Monday, December 20, 2004

Do you need Internet Explorer support?

WARNING: This blog entry was imported from my old blog on blogs.sun.com (which used different blogging software), so formatting and links may not be correct.


I recently went over the designer code in Creator and checked how much of
the CSS 2.1 spec it covers.
It intentionally doesn't address properties
that are nonvisual (such as the audio ones), or the ones for paged media
(not a priority for web apps), or properties that are interactive in
nature, such as cursor - these are not appropriate for
design time rendering. (The cursor for example is already is used to
indicate designer state, like whether the component under the cursor is resizable.)



With the above removals, the list of missing properties is pretty short.
(In fact, the list got much shorter when I updated from CSS 2 to CSS 2.1, since
CSS2.1

removed a number of properties and property values I was not supporting. Now I
no longer need to implement
cjk-ideographic | hiragana | katakana | hiragana-iroha | katakana-iroha for list-style-type to be compliant, for example.



There is however another set of properties I haven't implemented:


  • max-height, min-height, max-width, min-width
  • content, quotes, counter-increment, counter-reset
  • empty-cells
  • background-attachment (apparently implemented in IE but incorrectly)


What's special about these, and why aren't they implemented?
I didn't prioritize them because Internet Explorer
does not support them. Therefore, many users probably don't want to rely
on them given IE's still dominant market share.




So, today I have a question in my blog: If you develop a webapp using Creator,
do you limit yourself to CSS properties supported by IE? Or can you assume
that your users will use a standards compliant browser like
Firefox,
Safari or
Opera?
And if IE support is important, do you need any of the above CSS properties
in particular?
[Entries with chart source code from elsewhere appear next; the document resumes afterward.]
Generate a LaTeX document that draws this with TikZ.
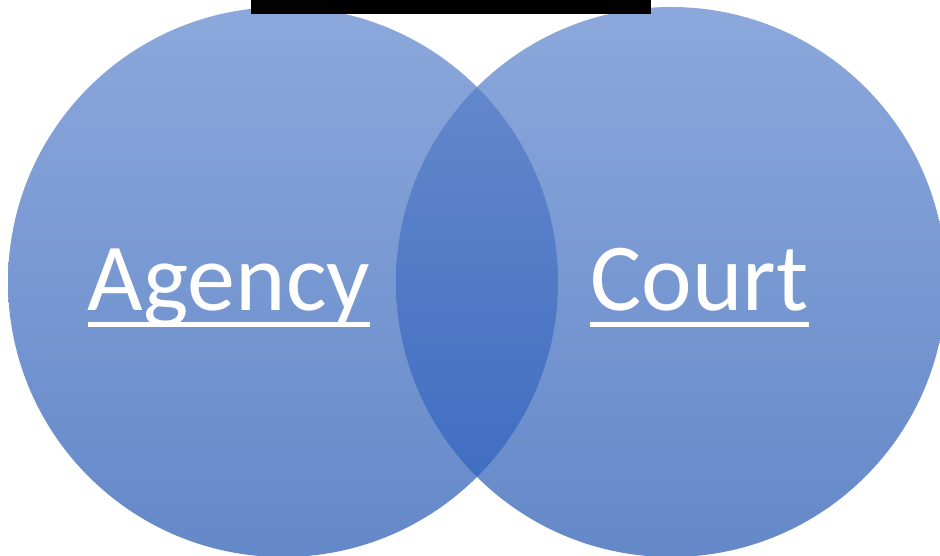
\documentclass[tikz,border=0pt]{standalone}
\usepackage{fontspec}
\setmainfont{Carlito}
\begin{document}
\begin{tikzpicture}[x=1pt,y=-1pt,
  lbl/.style={inner sep=0pt, anchor=base, text=white, font=\fontsize{96}{96}\selectfont},
  uline/.style={white, line width=5pt}]
\useasboundingbox (0,0) rectangle (940,556);
% circles
\shade[top color={rgb,255:red,140;green,168;blue,220}, bottom color={rgb,255:red,100;green,136;blue,200}]
  (283,282) circle[radius=275];
\shade[top color={rgb,255:red,140;green,168;blue,220}, bottom color={rgb,255:red,100;green,136;blue,200}]
  (671,282) circle[radius=275];
% lens
\begin{scope}
  \clip (283,282) circle[radius=275];
  \clip (671,282) circle[radius=275];
  \shade[top color={rgb,255:red,99;green,135;blue,203}, middle color={rgb,255:red,74;green,122;blue,208}, bottom color={rgb,255:red,64;green,110;blue,194}]
    (390,86) rectangle (564,478);
\end{scope}
% black bar
\fill[black] (251,0) rectangle (651,14);
% labels
\node[lbl] (agency) at (229,310) {Agency};
\node[lbl] (court) at (699.5,310) {Court};
\draw[uline] (agency.west |- 0,324) -- (agency.east |- 0,324);
\draw[uline] (court.west |- 0,324) -- (court.east |- 0,324);
\end{tikzpicture}
\end{document}
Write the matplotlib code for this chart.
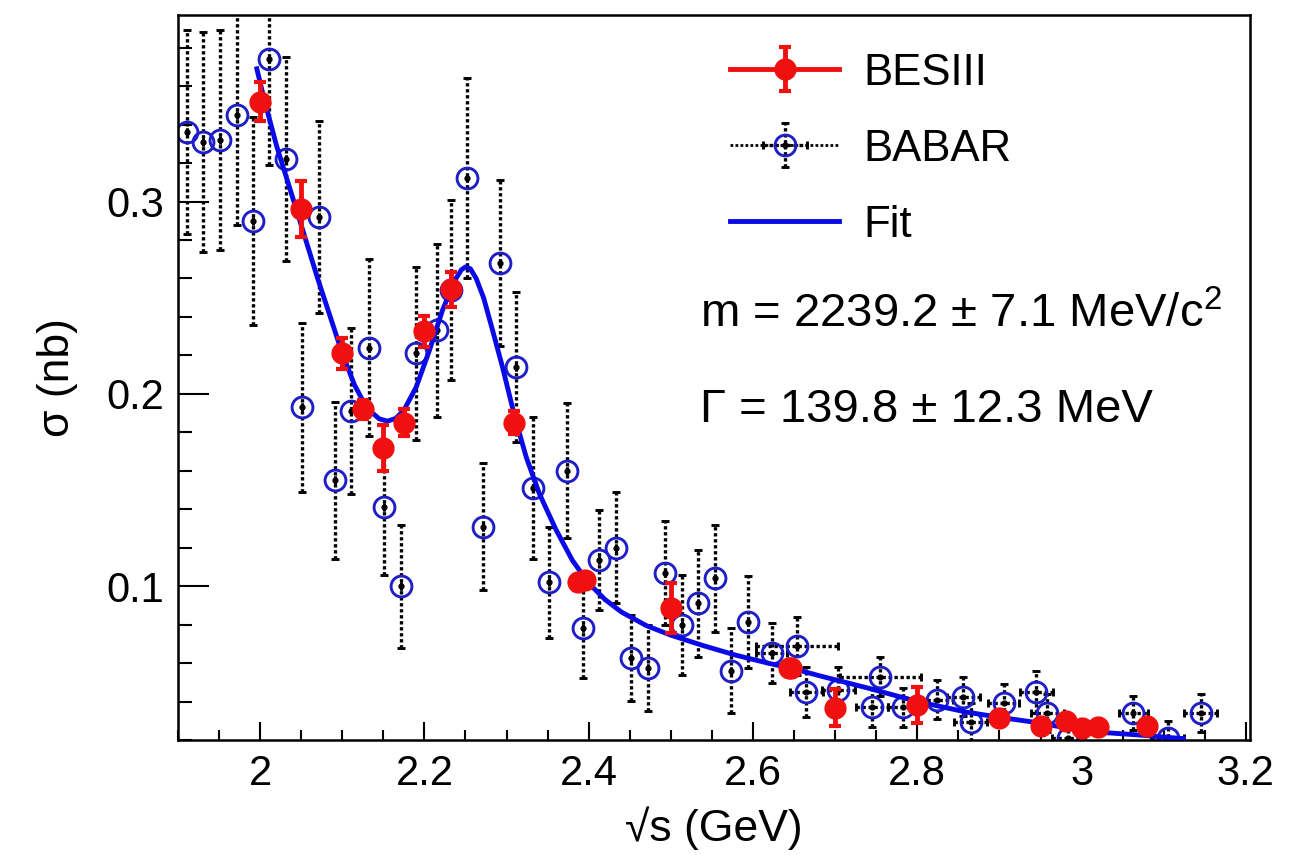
import matplotlib
matplotlib.use("Agg")
import matplotlib.pyplot as plt
from matplotlib.lines import Line2D
from matplotlib.ticker import FixedLocator, MultipleLocator

plt.rcParams['font.family'] = ['Liberation Sans', 'DejaVu Sans']
plt.rcParams['mathtext.fontset'] = 'custom'
plt.rcParams['mathtext.rm'] = 'Liberation Sans'

# BESIII points
bes_x = [2.0, 2.05, 2.1, 2.125, 2.15, 2.175, 2.2, 2.2324, 2.3094, 2.3864, 2.396,
         2.5, 2.6444, 2.6464, 2.7, 2.8, 2.9, 2.95, 2.981, 3.0, 3.02, 3.08]
bes_y = [0.352, 0.296, 0.221, 0.192, 0.172, 0.185, 0.2326, 0.2544, 0.185, 0.102, 0.103,
         0.0886, 0.0575, 0.0575, 0.0368, 0.0383, 0.0316, 0.0275, 0.0301, 0.0264, 0.0268, 0.0275]
bes_err = [0.010, 0.0147, 0.008, 0.005, 0.012, 0.007, 0.008, 0.009, 0.006, 0.004, 0.003,
           0.013, 0.003, 0.003, 0.0095, 0.0095, 0.003, 0.003, 0.003, 0.003, 0.003, 0.003]

# BABAR points
babar_x = [1.911, 1.931, 1.951, 1.972, 1.991, 2.011, 2.032, 2.051, 2.072, 2.091,
           2.111, 2.132, 2.151, 2.172, 2.190, 2.215, 2.232, 2.252, 2.271, 2.292,
           2.312, 2.332, 2.352, 2.373, 2.393, 2.412, 2.433, 2.452, 2.472, 2.493,
           2.513, 2.533, 2.554, 2.573, 2.594, 2.623, 2.654, 2.665, 2.704, 2.745,
           2.755, 2.783, 2.824, 2.856, 2.865, 2.905, 2.945, 2.958, 2.984, 3.063,
           3.105, 3.145]
babar_y = [0.336, 0.331, 0.332, 0.345, 0.290, 0.374, 0.322, 0.193, 0.292, 0.155,
           0.191, 0.224, 0.141, 0.100, 0.221, 0.233, 0.254, 0.312, 0.131, 0.268,
           0.214, 0.151, 0.102, 0.160, 0.078, 0.1135, 0.120, 0.0627, 0.0575, 0.1067,
           0.080, 0.091, 0.104, 0.056, 0.0814, 0.0653, 0.069, 0.045, 0.046, 0.037,
           0.053, 0.037, 0.041, 0.0425, 0.0295, 0.039, 0.045, 0.034, 0.021, 0.034,
           0.021, 0.034]
babar_yerr = [0.053, 0.057, 0.057, 0.057, 0.054, 0.055, 0.053, 0.044, 0.050, 0.041,
              0.043, 0.046, 0.035, 0.032, 0.045, 0.045, 0.047, 0.052, 0.033, 0.043,
              0.039, 0.037, 0.029, 0.035, 0.026, 0.026, 0.029, 0.0225, 0.0225, 0.027,
              0.026, 0.028, 0.028, 0.022, 0.024, 0.0155, 0.015, 0.013, 0.012, 0.010,
              0.010, 0.010, 0.010, 0.010, 0.010, 0.010, 0.011, 0.010, 0.010, 0.009,
              0.009, 0.010]
babar_xerr = [0.0] * 35 + [0.019, 0.05, 0.02, 0.02, 0.019, 0.049, 0.019, 0.02, 0.02,
                           0.02, 0.019, 0.02, 0.02, 0.02, 0.018, 0.02, 0.02]

# fit curve
fit_x = [1.996, 2.005, 2.020, 2.044, 2.070, 2.100, 2.115, 2.130, 2.145, 2.155,
         2.165, 2.175, 2.190, 2.206, 2.222, 2.237, 2.245, 2.250, 2.256, 2.263,
         2.272, 2.283, 2.295, 2.310, 2.324, 2.340, 2.360, 2.380, 2.400, 2.420,
         2.440, 2.470, 2.500, 2.540, 2.580, 2.620, 2.650, 2.680, 2.740, 2.800,
         2.860, 2.900, 2.950, 2.990, 3.030, 3.070, 3.124]
fit_y = [0.3690, 0.3530, 0.3290, 0.2960, 0.2600, 0.2210, 0.2045, 0.1925, 0.1870, 0.1858,
         0.1872, 0.1915, 0.2035, 0.2225, 0.2435, 0.2590, 0.2645, 0.2660, 0.2650, 0.2600,
         0.2500, 0.2330, 0.2140, 0.1880, 0.1670, 0.1480, 0.1295, 0.1135, 0.1015, 0.0930,
         0.0865, 0.0795, 0.0745, 0.0690, 0.0640, 0.0598, 0.0570, 0.0535, 0.0470, 0.0400,
         0.0345, 0.0318, 0.0288, 0.0256, 0.0238, 0.0226, 0.0207]

xticks = [2.0, 2.2, 2.4, 2.6, 2.8, 3.0, 3.2]
xtick_labels = ['2', '2.2', '2.4', '2.6', '2.8', '3', '3.2']
yticks = [0.1, 0.2, 0.3]
ytick_labels = ['0.1', '0.2', '0.3']


def main():
    fig = plt.figure(figsize=(13.03, 8.55), dpi=100)
    ax = fig.add_axes([0.1366, 0.1345, 0.8227, 0.848])

    babar = ax.errorbar(babar_x, babar_y, yerr=babar_yerr, xerr=babar_xerr, fmt='o',
                        ms=15, mfc='none', mec='#1f1fc8', mew=2.1, ecolor='black',
                        elinewidth=2.4, capsize=3, capthick=1.5, zorder=2)
    for c in babar[2]:
        c.set_linestyle((0, (1.0, 0.8)))
    dots, = ax.plot(babar_x, babar_y, 'o', color='black', ms=3.5, zorder=3)

    fit, = ax.plot(fit_x, fit_y, color='#0a0ae6', lw=3.5, zorder=4)

    bes = ax.errorbar(bes_x, bes_y, yerr=bes_err, fmt='o', ms=15, color='#f01010',
                      ecolor='#f01010', elinewidth=3.5, capsize=4.5, capthick=3, zorder=5)

    ax.set_xlim(1.9, 3.205)
    ax.set_ylim(0.02, 0.397)
    ax.xaxis.set_major_locator(FixedLocator(xticks))
    ax.set_xticklabels(xtick_labels)
    ax.xaxis.set_minor_locator(MultipleLocator(0.05))
    ax.yaxis.set_major_locator(FixedLocator(yticks))
    ax.set_yticklabels(ytick_labels)
    ax.yaxis.set_minor_locator(MultipleLocator(0.02))
    ax.tick_params(axis='both', which='both', direction='in', top=False, right=False,
                   width=1.5, labelsize=30)
    ax.tick_params(axis='x', which='major', length=13, pad=10)
    ax.tick_params(axis='x', which='minor', length=7)
    ax.tick_params(axis='y', which='major', length=22, pad=10)
    ax.tick_params(axis='y', which='minor', length=10)
    for s in ax.spines.values():
        s.set_linewidth(1.8)

    ax.set_xlabel('\u221as (GeV)', fontsize=32, labelpad=9)
    ax.set_ylabel('\u03c3 (nb)', fontsize=32, labelpad=20)

    ax.text(0.487, 0.586, 'm = 2239.2 \u00b1 7.1 MeV/c$^{2}$', transform=ax.transAxes,
            fontsize=34, va='center', ha='left')
    ax.text(0.487, 0.455, '\u0393 = 139.8 \u00b1 12.3 MeV', transform=ax.transAxes,
            fontsize=34, va='center', ha='left')

    h_bes = (Line2D([], [], color='#f01010', lw=3.5), bes)
    h_babar = (Line2D([], [], color='black', lw=2.0, ls=(0, (1.0, 0.8))), babar, dots)
    ax.legend([h_bes, h_babar, fit], ['BESIII', 'BABAR', 'Fit'],
              loc='upper left', bbox_to_anchor=(0.515, 0.948), frameon=False,
              fontsize=31.5, handlelength=2.5, handletextpad=0.55, labelspacing=0.8,
              borderpad=0, borderaxespad=0)

    fig.savefig('out.png', dpi=100)


if __name__ == "__main__":
    main()
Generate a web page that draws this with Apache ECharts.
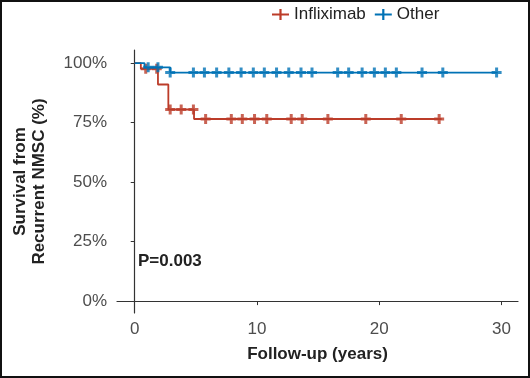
<!DOCTYPE html>
<html>
<head>
<meta charset="utf-8">
<script src="https://cdn.jsdelivr.net/npm/echarts@6/dist/echarts.min.js"></script>
<style>
html,body{margin:0;padding:0;background:#fff;}
#chart{width:530px;height:378px;}
</style>
</head>
<body>
<div id="chart"></div>
<script>
// Kaplan-Meier step points [years, survival %]
const inflixStep = [[0,100],[0.5,97.6],[1.9,91],[2.75,80.5],[4.85,76.5],[25.1,76.5]];
const otherStep = [[0,100],[0.8,98.2],[2.9,96],[29.7,96]];
// censoring times (years)
const inflixCensor = [0.9,1.8,2.9,3.8,4.8,5.8,7.9,8.8,9.8,10.8,12.8,13.7,15.8,18.9,21.8,24.9];
const otherCensor = [1.1,1.9,2.9,4.8,5.7,6.7,7.7,8.7,9.7,10.6,11.6,12.6,13.6,14.5,16.6,17.5,18.6,19.6,20.5,21.4,23.5,25.2,29.6];
const xTicks = [0,10,20,30];
const yTicks = [0,25,50,75,100];
const seriesNames = ['Infliximab','Other'];
const pText = 'P=0.003';

const RED = '#BC3C29', BLUE = '#0072B5';
const PLUS = 'path://M3.5,0H6.5V3.5H10V6.5H6.5V10H3.5V6.5H0V3.5H3.5Z';
const LEGEND_ICON = 'path://M0,5.1H17V6.9H0Z M7.4,0.5H9.6V11.5H7.4Z';

function stepValue(step, t){
  let v = step[0][1];
  for (const p of step){ if (p[0] <= t) v = p[1]; }
  return v;
}
const inflixMarks = inflixCensor.map(t => [t, stepValue(inflixStep, t)]);
const otherMarks = otherCensor.map(t => [t, stepValue(otherStep, t)]);

const chart = echarts.init(document.getElementById('chart'));
const axisColor = '#333';
const labelColor = '#4d4d4d';
chart.setOption({
  animation:false,
  backgroundColor:'#fff',
  grid:{left:117, right:12, top:50, bottom:65, containLabel:false},
  legend:{
    left:267, top:1, itemWidth:17, itemHeight:12, itemGap:9,
    textStyle:{fontFamily:'Liberation Sans', fontSize:17, color:'#222'},
    data:[{name:seriesNames[0], icon:LEGEND_ICON, itemStyle:{color:RED}},
          {name:seriesNames[1], icon:LEGEND_ICON, itemStyle:{color:BLUE}}]
  },
  xAxis:{
    type:'value', min:-1.45, max:31.35,
    name:'Follow-up (years)', nameLocation:'middle', nameGap:33,
    nameTextStyle:{fontFamily:'Liberation Sans', fontSize:17, fontWeight:'bold', color:'#222'},
    axisLine:{show:true, lineStyle:{color:axisColor, width:1.2}},
    axisTick:{show:true, length:4, customValues:xTicks, lineStyle:{color:axisColor}},
    axisLabel:{customValues:xTicks, margin:8, fontFamily:'Liberation Sans', fontSize:17, color:labelColor},
    splitLine:{show:false}
  },
  yAxis:{
    type:'value', min:-5, max:105.5,
    name:'Survival from\nRecurrent NMSC (%)', nameLocation:'middle', nameGap:68,
    nameTextStyle:{fontFamily:'Liberation Sans', fontSize:17, fontWeight:'bold', color:'#222', lineHeight:19},
    axisLine:{show:true, lineStyle:{color:axisColor, width:1.2}},
    axisTick:{show:true, length:4, customValues:yTicks, lineStyle:{color:axisColor}},
    axisLabel:{customValues:yTicks, margin:10, fontFamily:'Liberation Sans', fontSize:17, color:labelColor, formatter:'{value}%'},
    splitLine:{show:false}
  },
  series:[
    {name:seriesNames[0], type:'line', step:'end', data:inflixStep, showSymbol:false, lineStyle:{color:RED, width:1.8}, itemStyle:{color:RED}, z:2},
    {name:seriesNames[0], type:'scatter', data:inflixMarks, symbol:PLUS, symbolSize:10, itemStyle:{color:RED}, z:3},
    {name:seriesNames[1], type:'line', step:'end', data:otherStep, showSymbol:false, lineStyle:{color:BLUE, width:1.8}, itemStyle:{color:BLUE}, z:4},
    {name:seriesNames[1], type:'scatter', data:otherMarks, symbol:PLUS, symbolSize:10, itemStyle:{color:BLUE}, z:5}
  ],
  graphic:[
    {type:'text', left:138, top:253, style:{text:pText, fontFamily:'Liberation Sans', fontSize:17, fontWeight:'bold', fill:'#222'}},
    {type:'rect', shape:{x:1, y:1, width:528, height:376}, style:{fill:'none', stroke:'#111', lineWidth:2}, silent:true, z:100}
  ]
});
</script>
</body>
</html>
Finally, I know there were some rumors/discussions a little while
ago about IE development having been resumed; is there any truth to that,
and have they said anything about plans for full CSS support?



By the way, on Friday I implemented the last five missing properties on
my list (other than the above IE-missing properties):
visibility (clip
was already implemented), font-variant,
text-transform, text-indent, and
font-family search lists. Now I've gotta
go and make sure all the property values are supported for these properties
too.


1 comment:

  1. Perhaps a way for Creator to comment out IE-incompatible CSS entries if an appropriate check-box is ticked? Or a fast way to switch back and forth between CSS modes for modern, CSS friendly browsers (Gecko, KHTML, Opera based) and that blast-from-the-CSS-past IE? I do realize this smacks of featuritis, but an interesting idea all the same.